🤖 AI Summary
This work addresses the challenge of limited large-scale annotated data in event-based vision, which hinders the application of spiking neural networks in few-shot scenarios. To overcome this, the authors propose SpikeCLR, a novel framework that introduces contrastive self-supervised learning to event-based spiking vision for the first time. The method incorporates a tailored spatio-temporal-polarity augmentation strategy designed specifically for event data, enabling robust representation learning from unlabeled data. These learned representations are subsequently fine-tuned to enhance performance in both few-shot and semi-supervised settings. Experimental results on benchmarks such as CIFAR10-DVS and N-Caltech101 demonstrate that SpikeCLR achieves superior performance compared to fully supervised models while using significantly fewer labeled samples, thereby validating the generalization capability and transfer effectiveness of the learned representations.
📝 Abstract
Event-based vision sensors provide significant advantages for high-speed perception, including microsecond temporal resolution, high dynamic range, and low power consumption.
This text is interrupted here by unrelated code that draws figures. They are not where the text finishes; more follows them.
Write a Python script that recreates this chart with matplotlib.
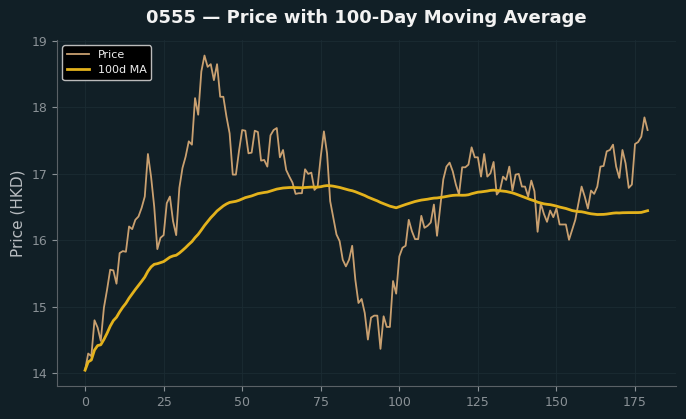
import matplotlib
matplotlib.use("Agg")
import matplotlib.pyplot as plt
import numpy as np
import pandas as pd

price = [
    14.05, 14.30, 14.26, 14.80, 14.69, 14.49, 14.99, 15.26, 15.56, 15.55,
    15.35, 15.81, 15.84, 15.83, 16.21, 16.17, 16.31, 16.36, 16.49, 16.66,
    17.30, 16.96, 16.51, 15.87, 16.04, 16.08, 16.56, 16.66, 16.29, 16.08,
    16.79, 17.09, 17.26, 17.49, 17.44, 18.14, 17.89, 18.54, 18.78, 18.61,
    18.65, 18.41, 18.65, 18.16, 18.16, 17.86, 17.61, 16.99, 16.99, 17.35,
    17.66, 17.65, 17.31, 17.32, 17.65, 17.63, 17.20, 17.21, 17.11, 17.58,
    17.66, 17.69, 17.25, 17.36, 17.06, 16.96, 16.87, 16.70, 16.71, 16.71,
    17.07, 17.00, 17.02, 16.76, 16.81, 17.26, 17.64, 17.31, 16.59, 16.34,
    16.09, 15.99, 15.71, 15.61, 15.71, 15.92, 15.41, 15.06, 15.12, 14.91,
    14.51, 14.84, 14.87, 14.87, 14.37, 14.86, 14.70, 14.70, 15.39, 15.20,
    15.76, 15.89, 15.92, 16.31, 16.14, 16.02, 16.02, 16.37, 16.19, 16.22,
    16.27, 16.54, 16.07, 16.49, 16.92, 17.11, 17.17, 17.04, 16.84, 16.69,
    17.10, 17.10, 17.14, 17.40, 17.25, 17.25, 16.96, 17.30, 16.96, 17.01,
    17.18, 16.69, 16.75, 16.96, 16.91, 17.11, 16.75, 16.99, 17.00, 16.81,
    16.81, 16.66, 16.90, 16.74, 16.13, 16.56, 16.40, 16.28, 16.45, 16.35,
    16.48, 16.24, 16.24, 16.24, 16.01, 16.16, 16.31, 16.56, 16.81, 16.66,
    16.48, 16.75, 16.70, 16.81, 17.11, 17.12, 17.34, 17.36, 17.44, 17.11,
    16.94, 17.36, 17.16, 16.79, 16.84, 17.45, 17.48, 17.56, 17.85, 17.66,
]
days = np.arange(len(price))
ma_window = 100
ma = pd.Series(price).rolling(ma_window, min_periods=1).mean()

title = "0555 \u2014 Price with 100-Day Moving Average"
ylabel = "Price (HKD)"
labels = ["Price", "100d MA"]

bg = "#111f26"
fig = plt.figure(figsize=(6.86, 4.19), dpi=100, facecolor=bg)
ax = fig.add_axes([0.083, 0.079, 0.902, 0.826], facecolor=bg)

ax.plot(days, price, color="#c9a070", lw=1.3, label=labels[0])
ax.plot(days, ma, color="#e3b21c", lw=2.0, label=labels[1])

ax.set_title(title, color="#f2f2f2", fontsize=13, fontweight="bold", pad=12)
ax.set_ylabel(ylabel, color="#b8bcc0", fontsize=11)
ax.set_xticks([0, 25, 50, 75, 100, 125, 150, 175])
ax.set_yticks([14, 15, 16, 17, 18, 19])
ax.tick_params(colors="#8a9196", labelcolor="#8a9196", labelsize=9)
ax.grid(True, color="#1b2b33", lw=0.6)
for s in ["top", "right"]:
    ax.spines[s].set_visible(False)
for s in ["left", "bottom"]:
    ax.spines[s].set_color("#5a6166")

leg = ax.legend(loc="upper left", fontsize=8, facecolor="#000000",
                edgecolor="#bbbbbb", labelcolor="#eeeeee", framealpha=1.0)

fig.savefig("out.png", dpi=100, facecolor=bg)
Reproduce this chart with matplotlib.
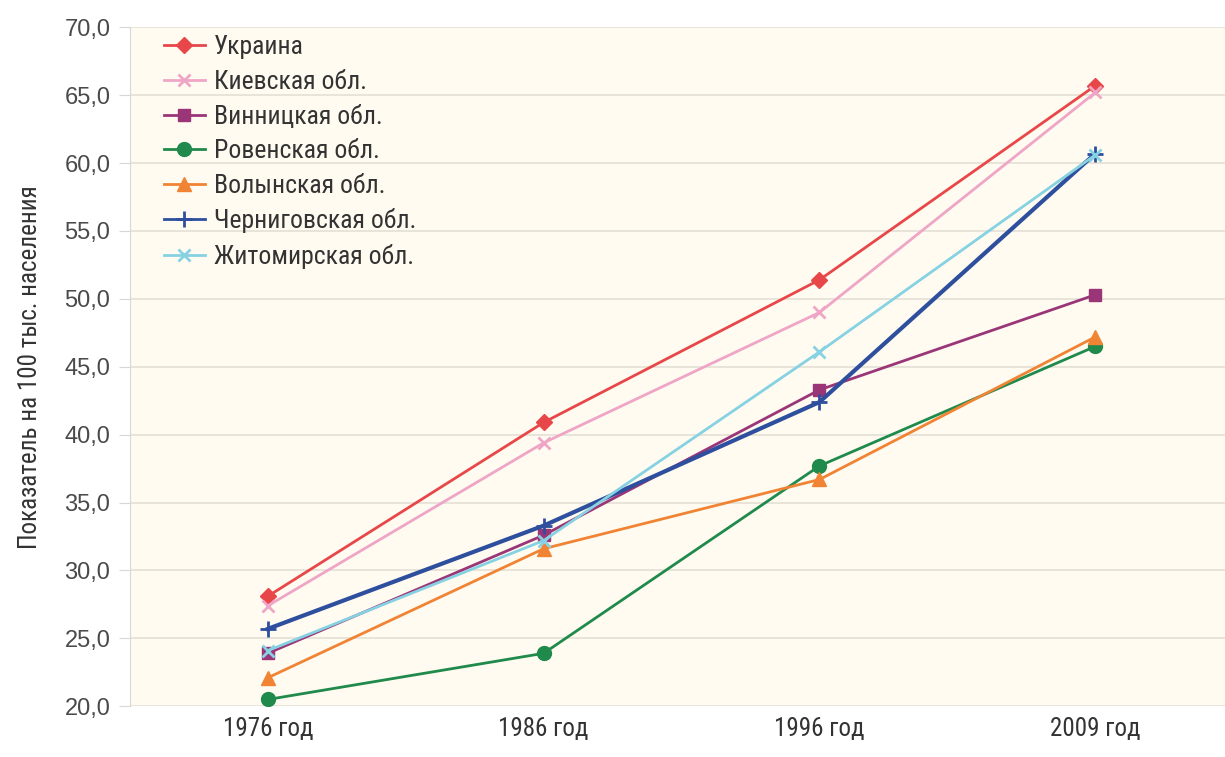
import matplotlib
matplotlib.use("Agg")
import matplotlib.pyplot as plt
from matplotlib.ticker import FuncFormatter

years = ["1976 год", "1986 год", "1996 год", "2009 год"]
ukraine = [28.1, 40.9, 51.4, 65.7]
kiev = [27.4, 39.4, 49.0, 65.2]
vinnytsia = [23.9, 32.6, 43.3, 50.3]
rivne = [20.5, 23.9, 37.7, 46.5]
volyn = [22.1, 31.6, 36.7, 47.2]
chernihiv = [25.7, 33.3, 42.4, 60.7]
zhytomyr = [24.1, 32.2, 46.1, 60.6]

series = [
    ("Украина", ukraine, "#e8474a", "D", 2.0, 8),
    ("Киевская обл.", kiev, "#efa6c6", "x", 2.0, 9),
    ("Винницкая обл.", vinnytsia, "#9a3678", "s", 2.0, 9),
    ("Ровенская обл.", rivne, "#1f8a4c", "o", 2.0, 10),
    ("Волынская обл.", volyn, "#f08434", "^", 2.0, 10),
    ("Черниговская обл.", chernihiv, "#2e4f9e", "+", 3.0, 12),
    ("Житомирская обл.", zhytomyr, "#86d2e2", "x", 2.0, 9),
]

cond = ['Roboto Condensed', 'Liberation Sans Narrow', 'Liberation Sans', 'DejaVu Sans']
plt.rcParams['font.family'] = cond

fig = plt.figure(figsize=(12.25, 7.57), dpi=100)
ax = fig.add_axes([0.106, 0.067, 0.894, 0.897])
ax.set_facecolor("#fffbf0")
fig.patch.set_facecolor("white")

x = list(range(len(years)))
for name, vals, col, mk, lw, ms in series:
    mew = 2.0 if mk in ("x", "+") else 1
    ax.plot(x, vals, color=col, lw=lw, marker=mk, markersize=ms,
            markeredgewidth=mew, label=name)

ax.set_xlim(-0.5, 3.47)
ax.set_ylim(20, 70)
ax.set_yticks(range(20, 71, 5))
ax.yaxis.set_major_formatter(FuncFormatter(lambda v, p: f"{v:.1f}".replace(".", ",")))
ax.set_xticks(x)
ax.set_xticklabels(years)
ax.grid(axis="y", color="#e4e0d6", lw=1.2)
ax.set_axisbelow(True)
for s in ["top", "right", "bottom"]:
    ax.spines[s].set_visible(False)
ax.spines["left"].set_color("#d8d8d8")
ax.tick_params(axis="y", length=8, color="#d8d8d8", labelsize=17, labelcolor="#4a4a4a", pad=6)
for t in ax.get_yticklabels():
    t.set_family(['Liberation Sans', 'DejaVu Sans'])
ax.tick_params(axis="x", length=0, labelsize=18, labelcolor="#333333", pad=8)
ax.set_ylabel("Показатель на 100 тыс. населения", fontsize=18, color="#333333", labelpad=16)

leg = ax.legend(loc="upper left", bbox_to_anchor=(0.01, 1.022), frameon=False,
                fontsize=18.5, handlelength=1.6, labelspacing=0.41, handletextpad=0.35,
                labelcolor="#333333")
for h in leg.get_lines():
    h.set_linewidth(2.0)

fig.savefig("out.png", dpi=100)
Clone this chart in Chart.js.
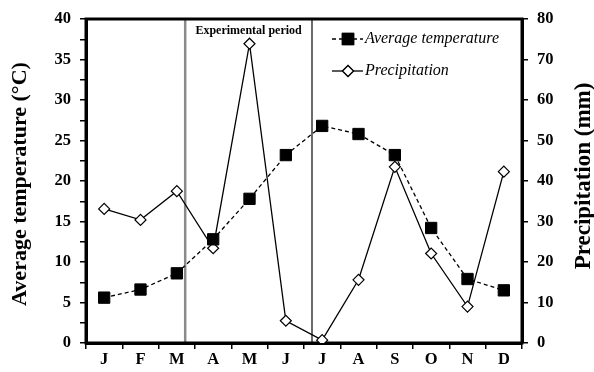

When combined with Spiking Neural Networks (SNNs), they can be deployed on neuromorphic hardware, enabling energy-efficient applications on embedded systems. However, this potential is severely limited by the scarcity of large-scale labeled datasets required to effectively train such models. In this work, we introduce SpikeCLR, a contrastive self-supervised learning framework that enables SNNs to learn robust visual representations from unlabeled event data. We adapt prior frame-based methods to the spiking domain using surrogate gradient training and introduce a suite of event-specific augmentations that leverage spatial, temporal, and polarity transformations. Through extensive experiments on CIFAR10-DVS, N-Caltech101, N-MNIST, and DVS-Gesture benchmarks, we demonstrate that self-supervised pretraining with subsequent fine-tuning outperforms supervised learning in low-data regimes, achieving consistent gains in few-shot and semi-supervised settings. Our ablation studies reveal that combining spatial and temporal augmentations is critical for learning effective spatio-temporal invariances in event data. We further show that learned representations transfer across datasets, contributing to efforts for powerful event-based models in label-scarce settings.